Monday, September 19, 2011

The Beauty of Fragility

Today I have felt like spun glass that keeps getting cracked. My body feels frail because I'm getting sick, my computer is probably headed to the grave, schoolwork is crashing into my life in an avalanche, and I'm tired and woozy and disoriented.

You know, one of those fragile days.

Krishna Lunch is a program I like to go to on school days - I get to sing kirtan and then be with devotees in the chaotic whirl of school. And of course, the prasadam.

But today I didn't want to go - I didn't want to talk to anyone. I just wanted to be my spun glass little self and silently get through the day. You know, survive.

But the desire for good food drove me to Krishna Lunch anyway.

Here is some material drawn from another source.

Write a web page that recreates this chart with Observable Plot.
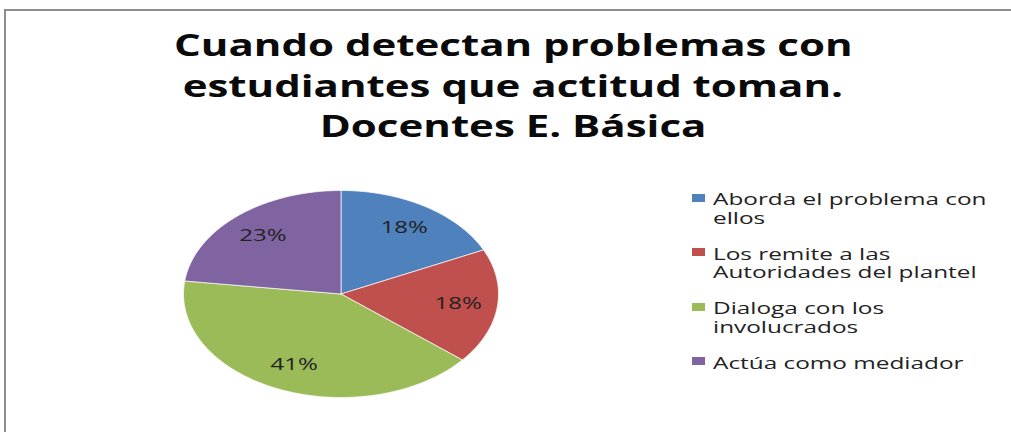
<!DOCTYPE html>
<html>
<head>
<meta charset="utf-8">
<script src="https://cdn.jsdelivr.net/npm/d3@7"></script>
<script src="https://cdn.jsdelivr.net/npm/@observablehq/plot@0.6"></script>
<style>
  html, body { margin: 0; padding: 0; background: #fff; }
  #root { position: relative; width: 1011px; height: 432px; overflow: hidden; background: #fff; }
  #frame { position: absolute; left: 4px; top: 9px; width: 1100px; height: 500px;
           border-top: 2px solid #8e8e8e; border-left: 2px solid #8e8e8e; }
  #title { position: absolute; top: 25px; left: 0; width: 1026px; text-align: center;
           font-family: "Open Sans", sans-serif; font-weight: 700; font-size: 30px;
           line-height: 40.5px; color: #0a0a0a; }
  #title span { display: inline-block; transform: scaleX(1.40); transform-origin: center; white-space: nowrap; }
  #chart { position: absolute; left: 0; top: 165px; }
  .entry { position: absolute; left: 692px; }
  .sw { position: absolute; left: 0; width: 13px; height: 8px; }
  .lab { position: absolute; left: 21px; top: 0; width: 188px;
         font-family: "Open Sans", sans-serif; font-size: 15.5px; line-height: 18.5px; color: #222;
         transform: scaleX(1.57); transform-origin: left top; }
</style>
</head>
<body>
<div id="root">
  <div id="frame"></div>
  <div id="title"></div>
  <div id="chart"></div>
  <div id="legend"></div>
</div>
<script>
const titleLines = ["Cuando detectan problemas con", "estudiantes que actitud toman.", "Docentes E. Básica"];
const categories = ["Aborda el problema con ellos", "Los remite a las Autoridades del plantel", "Dialoga con los involucrados", "Actúa como mediador"];
const values = [18, 18, 41, 23];
const colors = ["#4F81BD", "#C0504D", "#9BBB59", "#8064A2"];

// title
const title = document.getElementById("title");
for (const t of titleLines) {
  const d = document.createElement("div");
  const s = document.createElement("span");
  s.textContent = t;
  d.appendChild(s);
  title.appendChild(d);
}

// slices
const total = d3.sum(values);
let cum = 0;
const slices = categories.map((c, i) => {
  const a0 = cum / total * 2 * Math.PI;
  cum += values[i];
  const a1 = cum / total * 2 * Math.PI;
  return {cat: c, value: values[i], pct: Math.round(values[i] / total * 100), a0, a1, mid: (a0 + a1) / 2};
});
const wedgePoints = [];
for (const s of slices) {
  wedgePoints.push({cat: s.cat, px: 0, py: 0});
  const n = Math.max(2, Math.ceil((s.a1 - s.a0) / (Math.PI / 180)));
  for (let k = 0; k <= n; k++) {
    const a = s.a0 + (s.a1 - s.a0) * k / n;
    wedgePoints.push({cat: s.cat, px: Math.sin(a), py: Math.cos(a)});
  }
  wedgePoints.push({cat: s.cat, px: 0, py: 0});
}

const plot = Plot.plot({
  width: 600,
  height: 260,
  margin: 0,
  x: {domain: [-1, 1], range: [183, 498], axis: null},
  y: {domain: [-1, 1], range: [232, 25], axis: null},
  color: {type: "ordinal", domain: categories, range: colors},
  marks: [
    Plot.line(wedgePoints, {x: "px", y: "py", z: "cat", fill: "cat", stroke: "#ffffff", strokeWidth: 1, strokeOpacity: 0.7, curve: "linear"}),
    Plot.text(slices, {
      x: d => 0.75 * Math.sin(d.mid),
      y: d => 0.75 * Math.cos(d.mid),
      text: d => d.pct + "%",
      fill: "#222",
      fontSize: 15.5,
      fontFamily: "Open Sans",
      textAnchor: "middle",
      lineAnchor: "middle"
    })
  ]
});
document.getElementById("chart").appendChild(plot);
// stretch the percentage labels horizontally like the reference
plot.querySelectorAll('g[aria-label="text"] text').forEach(t => {
  const tr = t.getAttribute("transform");
  if (tr) t.setAttribute("transform", tr + " scale(1.55,1)");
});

// legend
const legend = document.getElementById("legend");
const tops = [190, 244.5, 299, 353.5];
categories.forEach((c, i) => {
  const e = document.createElement("div");
  e.className = "entry";
  e.style.top = tops[i] + "px";
  const sw = document.createElement("div");
  sw.className = "sw";
  sw.style.top = "3.5px";
  sw.style.background = colors[i];
  const lab = document.createElement("div");
  lab.className = "lab";
  lab.textContent = c;
  e.appendChild(sw);
  e.appendChild(lab);
  legend.appendChild(e);
});
</script>
</body>
</html>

Man, does prasadam work wonders. After I ate, it was all quiet so I decided to sing, if just for a little while. The melody that came to me, unbidden, quieted my heart. I closed my eyes and forgot I was on campus, forgot I was getting sick, forgot about my computer, forgot about schoolwork, forgot about everything. All that existed was the gentle sun shining on my face and the holy name.

When I finished singing, I said to Anthony, "You know, this is a special melody,"

"How so?" he replied.

"There is a song that one sings when someone leaves this world, it's a song of separation and grief. I sang this maha-mantra kirtan in the melody of that song."

"Oh really? I didn't know you could sing Hare Krishna when someone died," a girl commented.

"Oh yes, you can sing and chant Hare Krishna at any time, in any place. It is the most beautiful thing one could do. And when I was singing this kirtan just now, I was meditating that we are all destined to die. So how do I utilize this moment and every moment? To not waste away my life? I just want to chant. I just want God."

I write this only a half an hour later in the library, wondering why I've taken time to narrate this simple experience. Maybe because when I am closest to my frustration with the world is when I feel closest to my realization that I need God.

I need God.

That is the beauty of fragility.


My Eyes So Soft

Don't surrender your loneliness
So quickly.
Let it cut more deep.

Let it ferment and season you
As few human
Or even divine ingredients can.

Something missing in my heart tonight
Has made my eyes so soft,
My voice
So tender,

My need of God
Absolutely
Clear.

- Hafiz

3 comments:

Anonymous said...

I still have a strong dislike of the word god - but I love your blog! thank you Bhakti lata.
with all my love, Doris

Anonymous said...

"The comedy of grace is that it must so often come to us as loss and failure because if it came to us as success and gain we wouldn't be grateful. We would, as we are wont to do, take personal credit for what is an unwarranted gift of God." --Kathleen Norris

Bhakti lata said...

I appreciate your honesty, Doris. And as for Anon, I'm a little speechless. Thank you. That quote is so so so true.